‘Where is the fairness, we ask, for the shift-worker, leaving home in the dark hours of the early morning, who looks up at the closed blinds of their next-door neighbour sleeping off a life on benefits?’ At the 2012 Conservative Party Conference, this evocative image was used by the Chancellor George Osborne to establish a political dividing line. The worker or the sleeper: whose side are you on? At the 2013 conference, Osborne followed this with a policy requiring the unemployed to visit a Jobcentre every morning, as a condition of receiving benefits. This punitive approach only makes sense—given the shortage of vacancies—when viewed in the context of a government cracking down on slumber and restfulness. The re-moralization of unemployment that is underway in Britain casts the jobless not so much as drunken delinquents, as the Victorians depicted them, but as insufficiently alert or awake.
It is an interesting piece of rhetoric which appears to confirm the thesis at the heart of Jonathan Crary’s essay and lament, 24/7. Sleep, he argues, is our last bastion of otherness and refusal, in an age of always-on-everywhere media, accumulation, surveillance and management. And for this reason, sleep has been targeted by various technologies and regimes of power. He introduces this proposition with a series of disturbing examples of how a war on sleep is being waged: by scientists seeking a cure for tiredness, military interrogators using sleep deprivation as a form of torture, and engineers hoping to overcome night-time by putting reflective mirrors in space. Less violently, the era of smartphones and ubiquitous digital surveillance means that we now dwell in a world of constant monitoring and visibility, in which ‘sleep mode’ has come to refer to a machine that is becalmed but not actually switched off. Gilles Deleuze’s claim, that the Foucauldian society of panoptical and periodic ‘discipline’ has been usurped by one of synoptical and permanent ‘control’ hovers in the background here. The signifier ‘24/7’ is used to capture this syndrome in all its relentlessness, its limitlessness and its sheer awfulness. But what exactly does the term represent?

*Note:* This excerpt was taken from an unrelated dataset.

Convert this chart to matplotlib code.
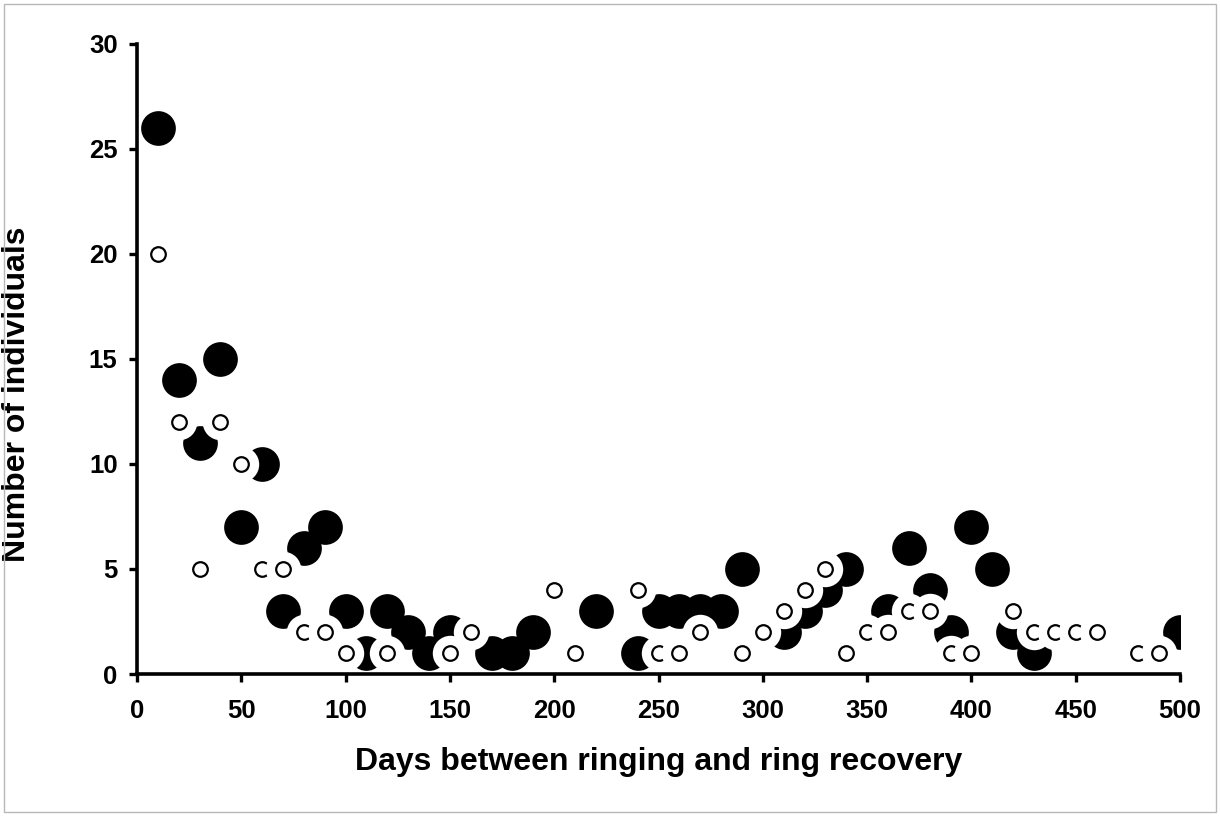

Crary’s answer draws on a somewhat unstable amalgam of Marxism, Web 2.0 Kulturkritik and, of course, Foucault–Deleuze, along with a Weberian critique of rationalization as having escaped any meaningful human purpose or control. Briefly, 24/7 represents the ‘constant continuity’ that Marx identified in the Grundrisse as crucial to the capitalist circulation process. But it has taken 150 years for this temporal order to fulfil itself on a world scale—‘the accelerations of an always globalizing capitalism only slowly imposed themselves on social and individual life.’ Technologies of social control appeared for the first time in the mid-nineteenth century, in the context of management; yet by 1900, Crary points out, only a tiny proportion of the globe was fully enmeshed in capitalist relations. The Second World War brought giant strides towards a homogeneous global present, forging a new alliance between science, the military and multinational corporations, and new paradigms of communication and control; yet large areas of social existence retained pre-capitalist rhythms. By the 1960s, ‘everyday life’ (in Lefebvre’s sense) was becoming increasingly colonized (in Debord’s) by consumption and ‘organized leisure’, with tv playing a crucial transitional role—millions spending their evenings huddled before ‘flickering, light-emitting objects’, subjected to uniform modes of duration and narrowing sensory response. The 1980s saw a fresh assault on everyday life, corresponding to ‘the shift from production to financialization’ and the ideological offensive of neoliberalism: the individual was now redefined as a ‘full-time economic agent’.